**Goal of the exercise**
Would you print the material exactly, starting at its first line and ending at the line holding "0.71, 1.17, 3.53, 5.30, 5.53]"?

--- BEGIN ---

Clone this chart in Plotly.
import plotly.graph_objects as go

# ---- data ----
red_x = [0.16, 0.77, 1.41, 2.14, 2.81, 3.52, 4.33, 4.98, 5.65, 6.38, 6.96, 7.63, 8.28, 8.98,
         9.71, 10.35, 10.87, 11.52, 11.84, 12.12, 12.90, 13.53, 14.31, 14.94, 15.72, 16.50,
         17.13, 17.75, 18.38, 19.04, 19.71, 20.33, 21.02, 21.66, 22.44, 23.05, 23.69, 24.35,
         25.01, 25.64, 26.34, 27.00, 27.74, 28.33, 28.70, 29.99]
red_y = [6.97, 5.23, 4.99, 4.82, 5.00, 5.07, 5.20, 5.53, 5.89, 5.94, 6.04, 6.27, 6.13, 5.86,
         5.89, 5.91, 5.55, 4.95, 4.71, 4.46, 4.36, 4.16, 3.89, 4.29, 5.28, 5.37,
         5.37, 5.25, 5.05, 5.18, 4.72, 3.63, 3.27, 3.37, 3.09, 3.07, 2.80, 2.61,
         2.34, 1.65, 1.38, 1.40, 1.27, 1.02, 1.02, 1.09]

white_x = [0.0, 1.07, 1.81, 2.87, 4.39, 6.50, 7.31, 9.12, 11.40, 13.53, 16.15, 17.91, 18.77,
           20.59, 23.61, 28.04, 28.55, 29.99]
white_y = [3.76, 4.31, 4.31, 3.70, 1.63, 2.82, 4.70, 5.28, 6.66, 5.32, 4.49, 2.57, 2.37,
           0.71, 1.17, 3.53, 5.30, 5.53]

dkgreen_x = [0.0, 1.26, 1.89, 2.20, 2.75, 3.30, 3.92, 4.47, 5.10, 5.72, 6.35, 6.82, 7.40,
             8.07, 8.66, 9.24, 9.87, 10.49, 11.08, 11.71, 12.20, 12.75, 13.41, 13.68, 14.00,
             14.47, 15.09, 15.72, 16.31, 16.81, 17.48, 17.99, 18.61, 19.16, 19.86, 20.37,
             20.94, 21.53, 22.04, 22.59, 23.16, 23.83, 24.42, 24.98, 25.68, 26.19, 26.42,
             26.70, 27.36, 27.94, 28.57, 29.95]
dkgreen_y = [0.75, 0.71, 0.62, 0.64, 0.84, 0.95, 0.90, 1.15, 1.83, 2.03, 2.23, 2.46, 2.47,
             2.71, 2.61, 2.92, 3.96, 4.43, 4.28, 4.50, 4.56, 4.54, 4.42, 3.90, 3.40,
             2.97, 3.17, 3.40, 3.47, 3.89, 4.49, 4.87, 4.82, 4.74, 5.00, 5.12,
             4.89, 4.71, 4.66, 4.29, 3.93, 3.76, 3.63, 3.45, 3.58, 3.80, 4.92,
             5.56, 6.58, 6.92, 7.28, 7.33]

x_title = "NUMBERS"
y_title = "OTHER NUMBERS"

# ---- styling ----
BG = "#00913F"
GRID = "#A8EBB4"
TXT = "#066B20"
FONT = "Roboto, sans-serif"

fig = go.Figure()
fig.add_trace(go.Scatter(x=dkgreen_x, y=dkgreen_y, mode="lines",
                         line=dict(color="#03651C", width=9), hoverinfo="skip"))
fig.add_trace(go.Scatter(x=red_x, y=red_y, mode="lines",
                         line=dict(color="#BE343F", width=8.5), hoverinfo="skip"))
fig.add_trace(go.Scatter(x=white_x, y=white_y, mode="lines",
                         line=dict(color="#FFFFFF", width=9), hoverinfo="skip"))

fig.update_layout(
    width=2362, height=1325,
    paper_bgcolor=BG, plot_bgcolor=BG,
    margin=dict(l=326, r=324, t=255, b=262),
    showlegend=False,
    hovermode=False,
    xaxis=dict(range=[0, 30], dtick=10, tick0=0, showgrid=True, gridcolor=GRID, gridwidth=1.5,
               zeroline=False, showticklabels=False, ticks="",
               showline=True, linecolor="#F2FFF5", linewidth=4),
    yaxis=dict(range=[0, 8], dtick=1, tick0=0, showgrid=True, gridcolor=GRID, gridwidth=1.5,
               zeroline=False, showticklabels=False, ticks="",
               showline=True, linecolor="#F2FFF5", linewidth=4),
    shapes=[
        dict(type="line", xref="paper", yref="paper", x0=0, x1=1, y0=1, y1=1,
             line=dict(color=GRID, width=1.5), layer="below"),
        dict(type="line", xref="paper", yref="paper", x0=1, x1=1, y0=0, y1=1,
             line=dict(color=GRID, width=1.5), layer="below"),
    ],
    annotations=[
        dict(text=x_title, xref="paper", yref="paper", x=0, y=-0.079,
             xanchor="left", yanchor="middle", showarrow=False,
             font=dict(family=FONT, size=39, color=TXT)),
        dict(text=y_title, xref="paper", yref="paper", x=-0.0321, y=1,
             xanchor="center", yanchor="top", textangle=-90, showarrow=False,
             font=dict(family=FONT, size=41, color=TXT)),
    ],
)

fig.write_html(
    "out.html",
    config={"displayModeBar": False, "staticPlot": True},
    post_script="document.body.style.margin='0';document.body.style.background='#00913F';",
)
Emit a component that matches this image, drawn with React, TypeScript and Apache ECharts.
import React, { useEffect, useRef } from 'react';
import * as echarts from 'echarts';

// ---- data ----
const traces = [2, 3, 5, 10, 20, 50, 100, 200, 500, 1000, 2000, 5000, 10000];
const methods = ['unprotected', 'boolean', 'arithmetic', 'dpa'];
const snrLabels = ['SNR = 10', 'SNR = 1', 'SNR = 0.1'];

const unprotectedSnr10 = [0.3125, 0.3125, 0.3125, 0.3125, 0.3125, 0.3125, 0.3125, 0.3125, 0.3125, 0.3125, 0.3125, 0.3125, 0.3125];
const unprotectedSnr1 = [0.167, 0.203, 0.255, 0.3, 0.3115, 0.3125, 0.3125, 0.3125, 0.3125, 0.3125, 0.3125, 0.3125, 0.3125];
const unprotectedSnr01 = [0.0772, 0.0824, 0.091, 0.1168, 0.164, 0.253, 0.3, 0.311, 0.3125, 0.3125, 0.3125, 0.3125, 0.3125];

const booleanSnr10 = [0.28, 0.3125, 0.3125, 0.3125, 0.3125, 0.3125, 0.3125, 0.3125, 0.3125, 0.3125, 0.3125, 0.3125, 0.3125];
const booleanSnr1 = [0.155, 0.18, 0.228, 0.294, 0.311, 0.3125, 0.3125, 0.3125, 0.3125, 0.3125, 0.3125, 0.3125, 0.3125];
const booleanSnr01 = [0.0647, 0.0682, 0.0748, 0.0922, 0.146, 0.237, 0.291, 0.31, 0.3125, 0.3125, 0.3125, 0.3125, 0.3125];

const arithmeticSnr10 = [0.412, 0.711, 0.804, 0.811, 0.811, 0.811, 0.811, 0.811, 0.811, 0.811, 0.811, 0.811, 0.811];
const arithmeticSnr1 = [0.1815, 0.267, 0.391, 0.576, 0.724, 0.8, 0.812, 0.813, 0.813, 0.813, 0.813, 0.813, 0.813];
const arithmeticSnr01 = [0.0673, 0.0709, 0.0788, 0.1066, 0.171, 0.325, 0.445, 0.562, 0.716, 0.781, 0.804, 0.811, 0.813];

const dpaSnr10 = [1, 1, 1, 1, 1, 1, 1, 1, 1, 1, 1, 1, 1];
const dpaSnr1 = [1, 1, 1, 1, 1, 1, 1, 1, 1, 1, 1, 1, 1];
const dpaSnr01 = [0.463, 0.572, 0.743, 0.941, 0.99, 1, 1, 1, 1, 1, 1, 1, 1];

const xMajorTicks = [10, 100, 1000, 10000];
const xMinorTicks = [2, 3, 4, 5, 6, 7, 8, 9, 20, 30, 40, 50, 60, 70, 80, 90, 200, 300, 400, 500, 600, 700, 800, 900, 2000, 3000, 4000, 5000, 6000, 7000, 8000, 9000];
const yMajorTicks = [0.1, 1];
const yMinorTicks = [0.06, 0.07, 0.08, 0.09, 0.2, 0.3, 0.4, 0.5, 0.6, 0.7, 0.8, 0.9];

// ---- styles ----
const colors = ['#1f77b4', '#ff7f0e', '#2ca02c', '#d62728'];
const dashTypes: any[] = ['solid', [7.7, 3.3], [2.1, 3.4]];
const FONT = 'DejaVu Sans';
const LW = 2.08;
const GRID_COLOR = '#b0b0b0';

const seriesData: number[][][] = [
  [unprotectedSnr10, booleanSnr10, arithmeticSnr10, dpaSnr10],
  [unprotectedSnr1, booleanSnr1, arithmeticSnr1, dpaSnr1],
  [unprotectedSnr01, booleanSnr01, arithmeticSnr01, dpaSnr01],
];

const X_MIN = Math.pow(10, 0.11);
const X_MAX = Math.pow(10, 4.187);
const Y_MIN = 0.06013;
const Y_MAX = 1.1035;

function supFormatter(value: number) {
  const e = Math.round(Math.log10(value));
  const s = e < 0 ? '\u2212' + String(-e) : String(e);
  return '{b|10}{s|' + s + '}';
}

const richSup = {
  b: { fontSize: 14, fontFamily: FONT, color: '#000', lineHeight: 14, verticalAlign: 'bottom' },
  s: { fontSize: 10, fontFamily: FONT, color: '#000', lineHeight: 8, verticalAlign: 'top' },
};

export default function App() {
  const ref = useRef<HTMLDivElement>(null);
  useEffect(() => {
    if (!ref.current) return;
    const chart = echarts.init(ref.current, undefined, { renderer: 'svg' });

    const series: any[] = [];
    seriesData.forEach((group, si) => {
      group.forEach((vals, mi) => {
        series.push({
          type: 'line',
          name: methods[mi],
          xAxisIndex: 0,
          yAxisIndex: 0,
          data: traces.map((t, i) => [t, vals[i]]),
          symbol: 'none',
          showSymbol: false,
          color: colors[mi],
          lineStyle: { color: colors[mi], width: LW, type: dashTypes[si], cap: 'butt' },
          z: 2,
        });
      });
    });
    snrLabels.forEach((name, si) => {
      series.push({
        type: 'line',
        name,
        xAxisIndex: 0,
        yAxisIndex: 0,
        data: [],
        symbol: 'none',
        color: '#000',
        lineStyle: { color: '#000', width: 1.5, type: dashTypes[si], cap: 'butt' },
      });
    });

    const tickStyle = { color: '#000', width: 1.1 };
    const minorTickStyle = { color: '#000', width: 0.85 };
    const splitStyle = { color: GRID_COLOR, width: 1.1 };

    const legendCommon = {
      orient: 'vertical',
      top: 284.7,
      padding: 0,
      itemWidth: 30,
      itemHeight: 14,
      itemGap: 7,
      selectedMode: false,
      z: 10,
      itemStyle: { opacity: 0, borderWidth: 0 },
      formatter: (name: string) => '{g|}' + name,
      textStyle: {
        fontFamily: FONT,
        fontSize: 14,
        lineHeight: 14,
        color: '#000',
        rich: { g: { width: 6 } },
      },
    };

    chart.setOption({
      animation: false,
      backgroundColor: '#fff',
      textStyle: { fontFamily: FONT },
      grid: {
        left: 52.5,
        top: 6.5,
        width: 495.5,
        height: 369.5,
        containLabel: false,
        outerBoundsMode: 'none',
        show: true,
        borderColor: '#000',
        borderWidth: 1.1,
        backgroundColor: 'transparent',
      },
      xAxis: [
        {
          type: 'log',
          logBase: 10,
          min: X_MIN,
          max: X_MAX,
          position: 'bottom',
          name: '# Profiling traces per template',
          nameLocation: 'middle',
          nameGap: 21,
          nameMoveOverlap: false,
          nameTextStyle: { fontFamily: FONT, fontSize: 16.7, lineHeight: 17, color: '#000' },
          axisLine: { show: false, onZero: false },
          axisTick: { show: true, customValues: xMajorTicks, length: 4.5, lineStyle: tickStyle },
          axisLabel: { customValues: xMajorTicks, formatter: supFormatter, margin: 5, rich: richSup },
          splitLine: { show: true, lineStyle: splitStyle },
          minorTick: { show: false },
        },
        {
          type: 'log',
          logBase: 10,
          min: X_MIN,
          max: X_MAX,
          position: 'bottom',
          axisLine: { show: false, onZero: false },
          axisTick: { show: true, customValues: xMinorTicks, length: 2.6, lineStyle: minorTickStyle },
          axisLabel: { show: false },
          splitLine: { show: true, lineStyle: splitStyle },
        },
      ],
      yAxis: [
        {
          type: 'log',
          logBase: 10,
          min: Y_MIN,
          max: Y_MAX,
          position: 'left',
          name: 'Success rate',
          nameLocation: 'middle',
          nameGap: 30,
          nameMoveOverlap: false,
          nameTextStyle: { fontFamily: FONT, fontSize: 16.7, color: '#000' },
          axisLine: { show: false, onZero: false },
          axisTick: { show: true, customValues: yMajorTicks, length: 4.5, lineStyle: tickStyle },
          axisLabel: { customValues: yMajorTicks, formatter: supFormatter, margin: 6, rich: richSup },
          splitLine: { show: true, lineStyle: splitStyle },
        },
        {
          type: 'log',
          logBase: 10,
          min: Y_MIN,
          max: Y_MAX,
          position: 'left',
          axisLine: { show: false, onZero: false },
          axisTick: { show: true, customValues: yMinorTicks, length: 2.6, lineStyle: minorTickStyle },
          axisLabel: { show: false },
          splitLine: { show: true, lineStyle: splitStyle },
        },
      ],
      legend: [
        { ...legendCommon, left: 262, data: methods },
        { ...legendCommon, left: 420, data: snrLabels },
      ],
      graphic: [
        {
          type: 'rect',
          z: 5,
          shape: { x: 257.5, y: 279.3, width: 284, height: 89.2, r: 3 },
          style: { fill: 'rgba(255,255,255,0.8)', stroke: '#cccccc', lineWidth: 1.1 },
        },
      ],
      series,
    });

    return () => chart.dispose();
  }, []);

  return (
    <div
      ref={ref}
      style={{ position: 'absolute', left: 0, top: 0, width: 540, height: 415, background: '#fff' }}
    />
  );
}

--- END ---

**Task output**
Clone this chart in Plotly.
import plotly.graph_objects as go

# ---- data ----
red_x = [0.16, 0.77, 1.41, 2.14, 2.81, 3.52, 4.33, 4.98, 5.65, 6.38, 6.96, 7.63, 8.28, 8.98,
         9.71, 10.35, 10.87, 11.52, 11.84, 12.12, 12.90, 13.53, 14.31, 14.94, 15.72, 16.50,
         17.13, 17.75, 18.38, 19.04, 19.71, 20.33, 21.02, 21.66, 22.44, 23.05, 23.69, 24.35,
         25.01, 25.64, 26.34, 27.00, 27.74, 28.33, 28.70, 29.99]
red_y = [6.97, 5.23, 4.99, 4.82, 5.00, 5.07, 5.20, 5.53, 5.89, 5.94, 6.04, 6.27, 6.13, 5.86,
         5.89, 5.91, 5.55, 4.95, 4.71, 4.46, 4.36, 4.16, 3.89, 4.29, 5.28, 5.37,
         5.37, 5.25, 5.05, 5.18, 4.72, 3.63, 3.27, 3.37, 3.09, 3.07, 2.80, 2.61,
         2.34, 1.65, 1.38, 1.40, 1.27, 1.02, 1.02, 1.09]

white_x = [0.0, 1.07, 1.81, 2.87, 4.39, 6.50, 7.31, 9.12, 11.40, 13.53, 16.15, 17.91, 18.77,
           20.59, 23.61, 28.04, 28.55, 29.99]
white_y = [3.76, 4.31, 4.31, 3.70, 1.63, 2.82, 4.70, 5.28, 6.66, 5.32, 4.49, 2.57, 2.37,
           0.71, 1.17, 3.53, 5.30, 5.53]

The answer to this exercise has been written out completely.